In Life of a Kalamata, colorfully illustrated with the poet’s original artwork, Didi Champagne also steeps in the minutiae of daily life, but in a spirit more exotic and less emotionally fraught. Champagne can’t leave a line without giving it a fresh turn of phrase. Like Aug, she has a flexible regard for common rules of language, shifting at random between first, second and third persons that keep the reader alert and awake. Baubles of shimmering imagery skip through this account book of dependably arriving wonders.
There was an
antique sewing machine
sitting upon a lily pond table
and a few pillows
close to each other
so they can play
together. Like a
bullet in slow flight,
all I can think of
is how I will get there.
Should I hold a seance,
and, if so, would the
other voices in one’s
head interfere?
The four prose entries in Angela Sloan’s sliver of a chapbook Stories about Love present familiar scenes, each with some troubled undertone: a family Halloween night, the mood swings of a distraught actress, a daughter’s discovery of her mother’s old letters to her father, an unrequited lesbian crush.
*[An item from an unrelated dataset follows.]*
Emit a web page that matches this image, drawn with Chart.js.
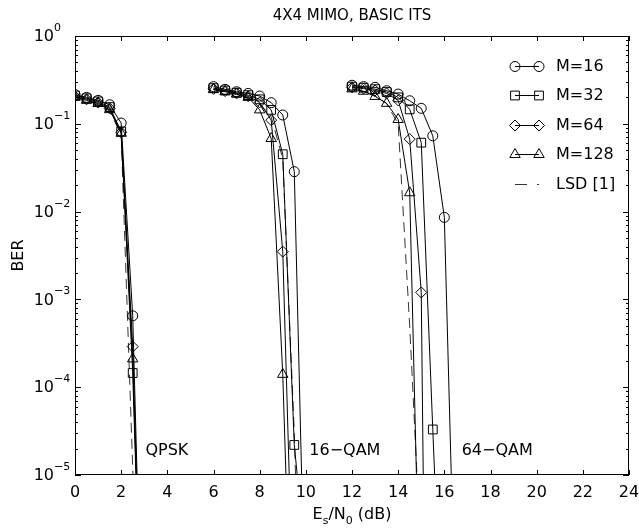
<!DOCTYPE html>
<html>
<head>
<meta charset="utf-8">
<title>4X4 MIMO, BASIC ITS</title>
<script src="https://cdn.jsdelivr.net/npm/chart.js@4.4.1/dist/chart.umd.min.js"></script>
<style>
  html, body { margin: 0; padding: 0; background: #fff; }
  #wrap { position: relative; width: 639px; height: 531px; }
</style>
</head>
<body>
<div id="wrap"><canvas id="berChart"></canvas></div>
<script>
// Es/N0 sample points (dB) of each modulation group
const qpskSnr = [0, 0.5, 1, 1.5, 2, 2.5, 3];
const qam16Snr = [6, 6.5, 7, 7.5, 8, 8.5, 9, 9.5, 10];
const qam64Snr = [12, 12.5, 13, 13.5, 14, 14.5, 15, 15.5, 16, 16.5];

// BER (null = no point). The last value of a curve lies below 1e-5,
// it only gives the direction the line leaves the axes.
const m16Qpsk = [0.215, 0.2, 0.185, 0.165, 0.102, 6.5e-4, 1e-8];
const m16Qam16 = [0.265, 0.247, 0.232, 0.222, 0.207, 0.174, 0.126, 0.0285, 1e-7];
const m16Qam64 = [0.275, 0.265, 0.26, 0.238, 0.218, 0.183, 0.15, 0.073, 8.6e-3, 1.1e-7];

const m32Qpsk = [0.21, 0.195, 0.18, 0.155, 0.082, 1.45e-4, 1e-8];
const m32Qam16 = [0.255, 0.24, 0.226, 0.212, 0.19, 0.144, 0.045, 2.2e-5, 1e-6];
const m32Qam64 = [0.265, 0.258, 0.248, 0.23, 0.2, 0.146, 0.061, 3.3e-5, 2e-8, null];

const m64Qpsk = [0.205, 0.19, 0.175, 0.15, 0.08, 2.9e-4, 1e-8];
const m64Qam16 = [0.25, 0.236, 0.222, 0.206, 0.175, 0.11, 3.5e-3, 1e-7, null];
const m64Qam64 = [0.26, 0.252, 0.24, 0.222, 0.185, 0.067, 1.2e-3, 1e-15, null, null];

const m128Qpsk = [0.2, 0.185, 0.17, 0.145, 0.078, 2.1e-4, 1e-8];
const m128Qam16 = [0.245, 0.232, 0.218, 0.2, 0.144, 0.068, 1.4e-4, 1e-8, null];
const m128Qam64 = [0.25, 0.235, 0.205, 0.171, 0.112, 0.0164, 5e-8, null, null, null];

const lsdQpsk = [0.2, 0.185, 0.165, 0.14, 0.075, 1.2e-5, 1e-9];
const lsdQam16 = [0.245, 0.23, 0.215, 0.198, 0.17, 0.12, 0.04, 3e-5, 1e-9];
const lsdQam64 = [0.25, 0.235, 0.21, 0.17, 0.1, 5e-4, 1e-6, null, null, null];

const seriesLabels = ['M=16', 'M=32', 'M=64', 'M=128', 'LSD [1]'];
const groupLabels = ['QPSK', '16\u2212QAM', '64\u2212QAM'];

// axis ticks
const xTickValues = [0, 2, 4, 6, 8, 10, 12, 14, 16, 18, 20, 22, 24];
const yDecades = [0, -1, -2, -3, -4, -5];
const yMinorSteps = [2, 3, 4, 5, 6, 7, 8, 9];

const FONT = '"DejaVu Sans", "Liberation Sans", sans-serif';

// join the three groups into one line, with a gap between groups
function toPoints(ys1, ys2, ys3) {
    const groups = [[qpskSnr, ys1], [qam16Snr, ys2], [qam64Snr, ys3]];
    const pts = [];
    groups.forEach(([xs, ys], gi) => {
        if (gi > 0) pts.push({ x: xs[0] - 1, y: null });
        xs.forEach((xv, i) => {
            if (ys[i] !== null) pts.push({ x: xv, y: ys[i] });
        });
    });
    return pts;
}

function markerSet(label, data, style, radius) {
    return {
        label: label,
        data: data,
        borderColor: '#000',
        borderWidth: 1,
        pointStyle: style,
        pointRadius: radius,
        pointBorderWidth: 1,
        pointBorderColor: '#000',
        pointBackgroundColor: 'rgba(0,0,0,0)',
        tension: 0,
        fill: false,
        spanGaps: false
    };
}

const datasets = [
    markerSet(seriesLabels[0], toPoints(m16Qpsk, m16Qam16, m16Qam64), 'circle', 5),
    markerSet(seriesLabels[1], toPoints(m32Qpsk, m32Qam16, m32Qam64), 'rect', 6.2),
    markerSet(seriesLabels[2], toPoints(m64Qpsk, m64Qam16, m64Qam64), 'rectRot', 5.5),
    markerSet(seriesLabels[3], toPoints(m128Qpsk, m128Qam16, m128Qam64), 'triangle', 6),
    {
        label: seriesLabels[4],
        data: toPoints(lsdQpsk, lsdQam16, lsdQam64),
        borderColor: '#333',
        borderWidth: 1,
        borderDash: [10, 6],
        pointRadius: 0,
        tension: 0,
        fill: false,
        spanGaps: false
    }
];

function drawMarker(ctx, style, radius, x, y) {
    ctx.save();
    ctx.fillStyle = 'rgba(0,0,0,0)';
    ctx.strokeStyle = '#000';
    ctx.lineWidth = 1;
    if (Chart.helpers && Chart.helpers.drawPoint) {
        Chart.helpers.drawPoint(ctx, { pointStyle: style, radius: radius, borderWidth: 1, rotation: 0 }, x, y);
    }
    ctx.restore();
}

// MATLAB-like frame: box, inward ticks, labels, legend and group names
const matlabAxes = {
    id: 'matlabAxes',
    afterDraw(chart) {
        const ctx = chart.ctx;
        const a = chart.chartArea;
        const xs = chart.scales.x;
        const ys = chart.scales.y;
        ctx.save();
        ctx.strokeStyle = '#000';
        ctx.fillStyle = '#000';
        ctx.lineWidth = 1;
        ctx.strokeRect(a.left + 0.5, a.top + 0.5, a.right - a.left - 1, a.bottom - a.top - 1);

        // y ticks (major + minor), both sides
        ctx.beginPath();
        yDecades.forEach(e => {
            const py = Math.round(ys.getPixelForValue(Math.pow(10, e))) + 0.5;
            ctx.moveTo(a.left, py); ctx.lineTo(a.left + 6, py);
            ctx.moveTo(a.right, py); ctx.lineTo(a.right - 6, py);
            if (e > -5) {
                yMinorSteps.forEach(m => {
                    const pm = Math.round(ys.getPixelForValue(m * Math.pow(10, e - 1))) + 0.5;
                    ctx.moveTo(a.left, pm); ctx.lineTo(a.left + 3, pm);
                    ctx.moveTo(a.right, pm); ctx.lineTo(a.right - 3, pm);
                });
            }
        });
        // x ticks, bottom and top
        xTickValues.forEach(v => {
            const px = Math.round(xs.getPixelForValue(v)) + 0.5;
            ctx.moveTo(px, a.bottom); ctx.lineTo(px, a.bottom - 5);
            ctx.moveTo(px, a.top); ctx.lineTo(px, a.top + 5);
        });
        ctx.stroke();

        // x tick labels
        ctx.font = '16px ' + FONT;
        ctx.textAlign = 'center';
        ctx.textBaseline = 'alphabetic';
        xTickValues.forEach(v => {
            ctx.fillText(String(v), xs.getPixelForValue(v), a.bottom + 22);
        });

        // y tick labels 10^e
        yDecades.forEach(e => {
            const py = ys.getPixelForValue(Math.pow(10, e));
            ctx.font = '16px ' + FONT;
            ctx.textAlign = 'right';
            ctx.textBaseline = 'middle';
            ctx.fillText('10', a.left - 21, py + 1);
            ctx.font = '11px ' + FONT;
            ctx.textAlign = 'left';
            ctx.textBaseline = 'alphabetic';
            ctx.fillText(e === 0 ? '0' : '\u2212' + Math.abs(e), a.left - 21, py - 5);
        });

        // y axis title
        ctx.save();
        ctx.translate(19, (a.top + a.bottom) / 2);
        ctx.rotate(-Math.PI / 2);
        ctx.font = '16px ' + FONT;
        ctx.textAlign = 'center';
        ctx.textBaseline = 'middle';
        ctx.fillText('BER', 0, 0);
        ctx.restore();

        // x axis title E_s/N_0 (dB)
        const parts = [['E', 16, 0], ['s', 11, 5], ['/N', 16, 0], ['0', 11, 5], [' (dB)', 16, 0]];
        let total = 0;
        parts.forEach(p => { ctx.font = p[1] + 'px ' + FONT; total += ctx.measureText(p[0]).width; });
        let cx = (a.left + a.right) / 2 - total / 2;
        ctx.textAlign = 'left';
        ctx.textBaseline = 'alphabetic';
        parts.forEach(p => {
            ctx.font = p[1] + 'px ' + FONT;
            ctx.fillText(p[0], cx, a.bottom + 44 + p[2]);
            cx += ctx.measureText(p[0]).width;
        });

        // group names
        ctx.font = '16px ' + FONT;
        const groupX = [3.05, 10.15, 16.75];
        groupLabels.forEach((t, i) => {
            ctx.fillText(t, xs.getPixelForValue(groupX[i]), ys.getPixelForValue(1.7e-5));
        });

        // legend
        chart.data.datasets.forEach((ds, i) => {
            const ly = Math.round(a.top + 30 + i * 29.4) + 0.5;
            const x1 = a.right - 114, x2 = a.right - 90;
            ctx.save();
            ctx.strokeStyle = ds.borderColor;
            ctx.lineWidth = 1;
            if (ds.borderDash) ctx.setLineDash([12, 10]);
            ctx.beginPath();
            ctx.moveTo(x1, ly); ctx.lineTo(x2, ly);
            ctx.stroke();
            ctx.restore();
            if (ds.pointRadius > 0) {
                drawMarker(ctx, ds.pointStyle, ds.pointRadius, x1, ly);
                drawMarker(ctx, ds.pointStyle, ds.pointRadius, x2, ly);
            }
            ctx.font = '16px ' + FONT;
            ctx.textAlign = 'left';
            ctx.textBaseline = 'middle';
            ctx.fillStyle = '#000';
            ctx.fillText(ds.label, a.right - 73, ly);
        });
        ctx.restore();
    }
};

new Chart(document.getElementById('berChart').getContext('2d'), {
    type: 'line',
    data: { datasets: datasets },
    options: {
        responsive: true,
        maintainAspectRatio: false,
        animation: false,
        events: [],
        layout: { padding: { left: 75, right: 10, top: 0, bottom: 56 } },
        scales: {
            x: { type: 'linear', min: 0, max: 24, display: false },
            y: { type: 'logarithmic', min: 1e-5, max: 1, display: false }
        },
        plugins: {
            legend: { display: false },
            tooltip: { enabled: false },
            title: {
                display: true,
                fullSize: false,
                text: '4X4 MIMO, BASIC ITS',
                color: '#000',
                font: { family: FONT, size: 15, weight: 'normal' },
                padding: { top: 7, bottom: 11 }
            }
        }
    },
    plugins: [matlabAxes]
});
</script>
</body>
</html>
The key to the pieces’ power are the backstories that the author, a master of the white spaces, leaves just offstage of her nuanced but poker-faced narratives–the betrayals, the traumas, the self-deceptions hinted at but never elaborated. Sloan sports what may be any writer’s greatest gift: the exquisite knowledge of exactly when to shut up.
To mix it up, Sloan brackets her stories between lyric poems that are more personal, mixing some of the darkness of the stories with a warmer intimacy, combining heart and a strong formal hand.